__RECORDED INFORMATION__:
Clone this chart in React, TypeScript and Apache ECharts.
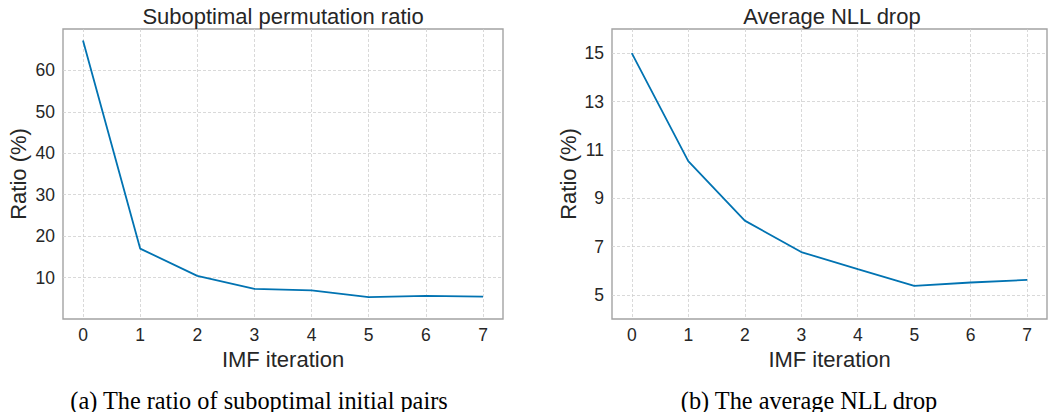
import React, { useEffect, useRef } from "react";
import * as echarts from "echarts";

// IMF iterations on the x axis of both panels
const iterations = [0, 1, 2, 3, 4, 5, 6, 7];
// (a) share of suboptimal initial pairs, in percent
const suboptimalRatio = [67.2, 17.0, 10.4, 7.25, 6.9, 5.3, 5.6, 5.4];
// (b) average NLL drop, in percent
const nllDrop = [15.0, 10.53, 8.07, 6.77, 6.06, 5.37, 5.51, 5.62];
// labelled ticks of the two y axes
const ratioTicks = [10, 20, 30, 40, 50, 60];
const nllTicks = [5, 7, 9, 11, 13, 15];

const SANS = "'Liberation Sans', Arial, Helvetica, sans-serif";
const SERIF = "'Liberation Serif', 'Times New Roman', serif";
const TEXT = "#262626";
const GRID = "#cfcfcf";
const FRAME = "#a3a3a3";
const LINE = "#0173b2";
const CLEAR = "rgba(0,0,0,0)";
const TICK_SIZE = 17.5;

const dashed = { type: [3, 2] as number[], color: GRID, width: 0.8 };

// x runs from -0.35 to 7.35 (5% padding) with a fine 0.05 step, so that
// the integer iterations fall on ticks; only every 20th tick gets a line.
const X_MIN = -0.35;
const X_MAX = 7.35;
const X_STEP = 0.05;
const xLineColors = Array.from({ length: 20 }, (_, k) => (k === 7 ? GRID : CLEAR));

function xAxis(gridIndex: number) {
  return {
    type: "value",
    gridIndex,
    min: X_MIN,
    max: X_MAX,
    interval: X_STEP,
    axisLine: { show: false },
    axisTick: { show: false },
    axisLabel: {
      margin: 7,
      fontSize: TICK_SIZE,
      color: TEXT,
      fontFamily: SANS,
      formatter: (v: number) => {
        const r = Math.round(v);
        return Math.abs(v - r) < 1e-6 && iterations.includes(r) ? String(r) : "";
      },
    },
    splitLine: { show: true, lineStyle: { ...dashed, color: xLineColors } },
    name: "IMF iteration",
    nameLocation: "middle",
    nameGap: 26,
    nameTextStyle: { fontSize: 22, color: TEXT, fontFamily: SANS },
  };
}

export default function App() {
  const ref = useRef<HTMLDivElement>(null);

  useEffect(() => {
    if (!ref.current) return;
    const chart = echarts.init(ref.current, undefined, { renderer: "svg" });
    chart.setOption({
      animation: false,
      backgroundColor: "#ffffff",
      grid: [
        { left: 63, top: 29, width: 440, height: 290, show: true, borderColor: FRAME, borderWidth: 1.4, backgroundColor: "#fff" },
        { left: 612, top: 29, width: 441, height: 290, show: true, borderColor: FRAME, borderWidth: 1.4, backgroundColor: "#fff" },
      ],
      xAxis: [xAxis(0), xAxis(1)],
      yAxis: [
        {
          type: "value",
          gridIndex: 0,
          min: 0,
          max: 70,
          interval: 10,
          axisLine: { show: false },
          axisTick: { show: false },
          axisLabel: {
            margin: 8,
            fontSize: TICK_SIZE,
            color: TEXT,
            fontFamily: SANS,
            formatter: (v: number) => (ratioTicks.includes(v) ? String(v) : ""),
          },
          splitLine: { show: true, showMinLine: false, showMaxLine: false, lineStyle: dashed },
          name: "Ratio (%)",
          nameLocation: "middle",
          nameGap: 34,
          nameTextStyle: { fontSize: 22, color: TEXT, fontFamily: SANS },
        },
        {
          type: "value",
          gridIndex: 1,
          min: 4,
          max: 16,
          interval: 1,
          axisLine: { show: false },
          axisTick: { show: false },
          axisLabel: {
            margin: 8,
            fontSize: TICK_SIZE,
            color: TEXT,
            fontFamily: SANS,
            formatter: (v: number) => (nllTicks.includes(v) ? String(v) : ""),
          },
          // grid lines only on the odd, labelled values
          splitLine: {
            show: true,
            lineStyle: { ...dashed, color: [CLEAR, GRID] },
          },
          name: "Ratio (%)",
          nameLocation: "middle",
          nameGap: 33,
          nameTextStyle: { fontSize: 22, color: TEXT, fontFamily: SANS },
        },
      ],
      series: [
        {
          type: "line",
          xAxisIndex: 0,
          yAxisIndex: 0,
          data: iterations.map((x, i) => [x, suboptimalRatio[i]]),
          showSymbol: false,
          lineStyle: { color: LINE, width: 1.8 },
          itemStyle: { color: LINE },
        },
        {
          type: "line",
          xAxisIndex: 1,
          yAxisIndex: 1,
          data: iterations.map((x, i) => [x, nllDrop[i]]),
          showSymbol: false,
          lineStyle: { color: LINE, width: 1.8 },
          itemStyle: { color: LINE },
        },
      ],
      graphic: [
        {
          type: "text",
          x: 283,
          y: 16,
          style: { text: "Suboptimal permutation ratio", align: "center", verticalAlign: "middle", fontSize: 22, fontFamily: SANS, fill: TEXT },
        },
        {
          type: "text",
          x: 832,
          y: 16,
          style: { text: "Average NLL drop", align: "center", verticalAlign: "middle", fontSize: 22, fontFamily: SANS, fill: TEXT },
        },
        {
          type: "text",
          x: 259,
          y: 400,
          style: { text: "(a) The ratio of suboptimal initial pairs", align: "center", verticalAlign: "middle", fontSize: 24.3, fontFamily: SERIF, fill: "#000" },
        },
        {
          type: "text",
          x: 809,
          y: 400,
          style: { text: "(b) The average NLL drop", align: "center", verticalAlign: "middle", fontSize: 24.3, fontFamily: SERIF, fill: "#000" },
        },
      ],
    });
    return () => chart.dispose();
  }, []);

  return <div ref={ref} style={{ position: "absolute", left: 0, top: 0, width: 1050, height: 412 }} />;
}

__WHAT TO PRODUCE__:
Repeat all of the data above word for word, minus the pictures.

__RESPONSE__:
Clone this chart in React, TypeScript and Apache ECharts.
import React, { useEffect, useRef } from "react";
import * as echarts from "echarts";

// IMF iterations on the x axis of both panels
const iterations = [0, 1, 2, 3, 4, 5, 6, 7];
// (a) share of suboptimal initial pairs, in percent
const suboptimalRatio = [67.2, 17.0, 10.4, 7.25, 6.9, 5.3, 5.6, 5.4];
// (b) average NLL drop, in percent
const nllDrop = [15.0, 10.53, 8.07, 6.77, 6.06, 5.37, 5.51, 5.62];
// labelled ticks of the two y axes
const ratioTicks = [10, 20, 30, 40, 50, 60];
const nllTicks = [5, 7, 9, 11, 13, 15];

const SANS = "'Liberation Sans', Arial, Helvetica, sans-serif";
const SERIF = "'Liberation Serif', 'Times New Roman', serif";
const TEXT = "#262626";
const GRID = "#cfcfcf";
const FRAME = "#a3a3a3";
const LINE = "#0173b2";
const CLEAR = "rgba(0,0,0,0)";
const TICK_SIZE = 17.5;

const dashed = { type: [3, 2] as number[], color: GRID, width: 0.8 };

// x runs from -0.35 to 7.35 (5% padding) with a fine 0.05 step, so that
// the integer iterations fall on ticks; only every 20th tick gets a line.
const X_MIN = -0.35;
const X_MAX = 7.35;
const X_STEP = 0.05;
const xLineColors = Array.from({ length: 20 }, (_, k) => (k === 7 ? GRID : CLEAR));

function xAxis(gridIndex: number) {
  return {
    type: "value",
    gridIndex,
    min: X_MIN,
    max: X_MAX,
    interval: X_STEP,
    axisLine: { show: false },
    axisTick: { show: false },
    axisLabel: {
      margin: 7,
      fontSize: TICK_SIZE,
      color: TEXT,
      fontFamily: SANS,
      formatter: (v: number) => {
        const r = Math.round(v);
        return Math.abs(v - r) < 1e-6 && iterations.includes(r) ? String(r) : "";
      },
    },
    splitLine: { show: true, lineStyle: { ...dashed, color: xLineColors } },
    name: "IMF iteration",
    nameLocation: "middle",
    nameGap: 26,
    nameTextStyle: { fontSize: 22, color: TEXT, fontFamily: SANS },
  };
}

export default function App() {
  const ref = useRef<HTMLDivElement>(null);

  useEffect(() => {
    if (!ref.current) return;
    const chart = echarts.init(ref.current, undefined, { renderer: "svg" });
    chart.setOption({
      animation: false,
      backgroundColor: "#ffffff",
      grid: [
        { left: 63, top: 29, width: 440, height: 290, show: true, borderColor: FRAME, borderWidth: 1.4, backgroundColor: "#fff" },
        { left: 612, top: 29, width: 441, height: 290, show: true, borderColor: FRAME, borderWidth: 1.4, backgroundColor: "#fff" },
      ],
      xAxis: [xAxis(0), xAxis(1)],
      yAxis: [
        {
          type: "value",
          gridIndex: 0,
          min: 0,
          max: 70,
          interval: 10,
          axisLine: { show: false },
          axisTick: { show: false },
          axisLabel: {
            margin: 8,
            fontSize: TICK_SIZE,
            color: TEXT,
            fontFamily: SANS,
            formatter: (v: number) => (ratioTicks.includes(v) ? String(v) : ""),
          },
          splitLine: { show: true, showMinLine: false, showMaxLine: false, lineStyle: dashed },
          name: "Ratio (%)",
          nameLocation: "middle",
          nameGap: 34,
          nameTextStyle: { fontSize: 22, color: TEXT, fontFamily: SANS },
        },
        {
          type: "value",
          gridIndex: 1,
          min: 4,
          max: 16,
          interval: 1,
          axisLine: { show: false },
          axisTick: { show: false },
          axisLabel: {
            margin: 8,
            fontSize: TICK_SIZE,
            color: TEXT,
            fontFamily: SANS,
            formatter: (v: number) => (nllTicks.includes(v) ? String(v) : ""),
          },
          // grid lines only on the odd, labelled values
          splitLine: {
            show: true,
            lineStyle: { ...dashed, color: [CLEAR, GRID] },
          },
          name: "Ratio (%)",
          nameLocation: "middle",
          nameGap: 33,
          nameTextStyle: { fontSize: 22, color: TEXT, fontFamily: SANS },
        },
      ],
      series: [
        {
          type: "line",
          xAxisIndex: 0,
          yAxisIndex: 0,
          data: iterations.map((x, i) => [x, suboptimalRatio[i]]),
          showSymbol: false,
          lineStyle: { color: LINE, width: 1.8 },
          itemStyle: { color: LINE },
        },
        {
          type: "line",
          xAxisIndex: 1,
          yAxisIndex: 1,
          data: iterations.map((x, i) => [x, nllDrop[i]]),
          showSymbol: false,
          lineStyle: { color: LINE, width: 1.8 },
          itemStyle: { color: LINE },
        },
      ],
      graphic: [
        {
          type: "text",
          x: 283,
          y: 16,
          style: { text: "Suboptimal permutation ratio", align: "center", verticalAlign: "middle", fontSize: 22, fontFamily: SANS, fill: TEXT },
        },
        {
          type: "text",
          x: 832,
          y: 16,
          style: { text: "Average NLL drop", align: "center", verticalAlign: "middle", fontSize: 22, fontFamily: SANS, fill: TEXT },
        },
        {
          type: "text",
          x: 259,
          y: 400,
          style: { text: "(a) The ratio of suboptimal initial pairs", align: "center", verticalAlign: "middle", fontSize: 24.3, fontFamily: SERIF, fill: "#000" },
        },
        {
          type: "text",
          x: 809,
          y: 400,
          style: { text: "(b) The average NLL drop", align: "center", verticalAlign: "middle", fontSize: 24.3, fontFamily: SERIF, fill: "#000" },
        },
      ],
    });
    return () => chart.dispose();
  }, []);

  return <div ref={ref} style={{ position: "absolute", left: 0, top: 0, width: 1050, height: 412 }} />;
}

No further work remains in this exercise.